Forestry students walked away with real-world experience after being tapped to research and create a prescription to help Northern Arizona University maintain and protect its on-campus ponderosa pine forest while reducing the fire hazard. Next week, the university will put those plans into action.
The 17 students, led by professor Kristen Waring, a silviculturist, worked with grounds crews at NAU to determine what they wanted to accomplish with the trees east of the Babbitt Administrative Center and along the Sinclair Wash, where the Flagstaff Urban Trail System runs through campus.

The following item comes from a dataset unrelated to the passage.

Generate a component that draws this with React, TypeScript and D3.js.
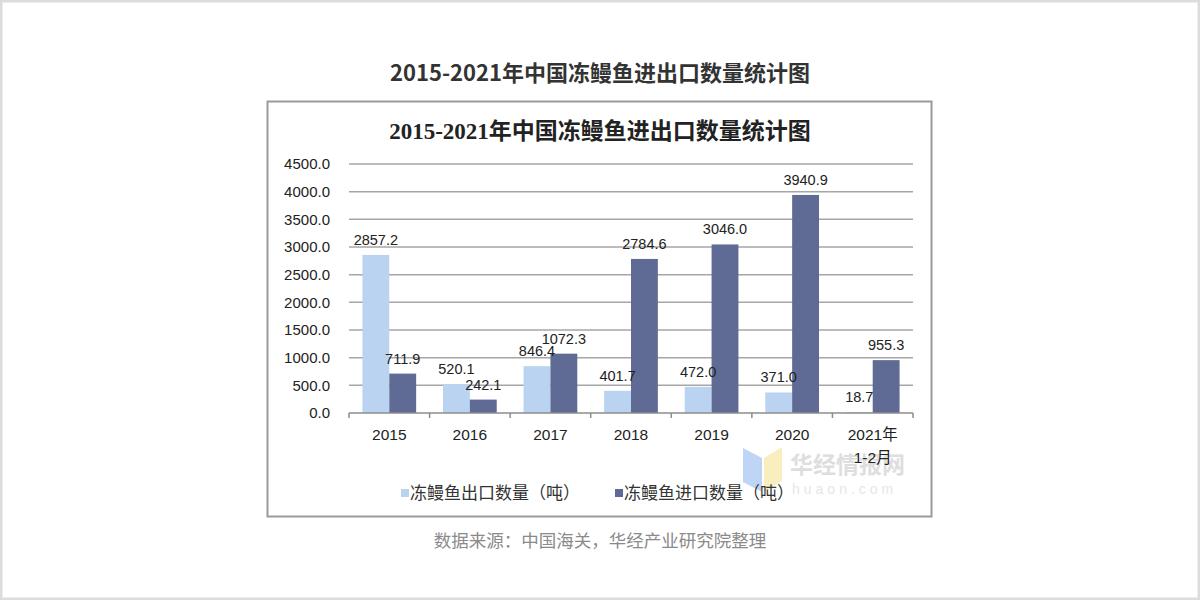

They collected data on the understory of the forest, measured the slope and examined the trees before determining which needed to be cut down to improve the long-term health of the forest, reduce fire safety and get rid of any unhealthy trees.
“We want to make our campus forests safer by managing them like any other forest would be managed, such as tree thinning and removing some pine needles to let the forest understory plants grow more naturally,” said Susan Dietrich, a grounds supervisor at NAU.
The project’s goals are:
- Promoting healthy forest conditions by reducing competition-related mortality, increasing native understory production and maintaining tree species diversity
- Promoting conditions not conducive to high severity fire by reducing the amount of forest “litter” and reducing the hazard for crown fire through monitoring tree height
- Providing a safe space for human activities by maintaining appropriate sight lines, cutting down dead branches that stretch into the urban trail and removing trees that are potentially hazardous to humans
In their research, the students determined that if the trees are left to grow with no thinning, competition for scarce resources would cause a decrease in the number and health of the trees in the next several decades. The fire danger for a crown fire, which would move along the tops of the trees and wipe out the forest, would remain high without thinning the trees.
Waring said the final prescription included two different plans, with the forest area east of Babbitt being slightly more thinned out than the area just south of the building.
“It’s a really good learning experience,” she said. “The students actually had to think about which trees are going to come out and the consequences of picking those trees.”
Although she wanted the students to stick to the science, Waring also pointed out the need for flexibility in the process, such as leaving a few young, smaller trees that, if they followed the original plan perfectly, should be cut down, but would be good replacement trees for older growth along the trail that showed signs of illness.
“When we saw there were some good young trees we decided to leave those where we could, as long as there was no fire hazard,” Waring said.
The thinning project will start Monday (July 24) and last through July 31.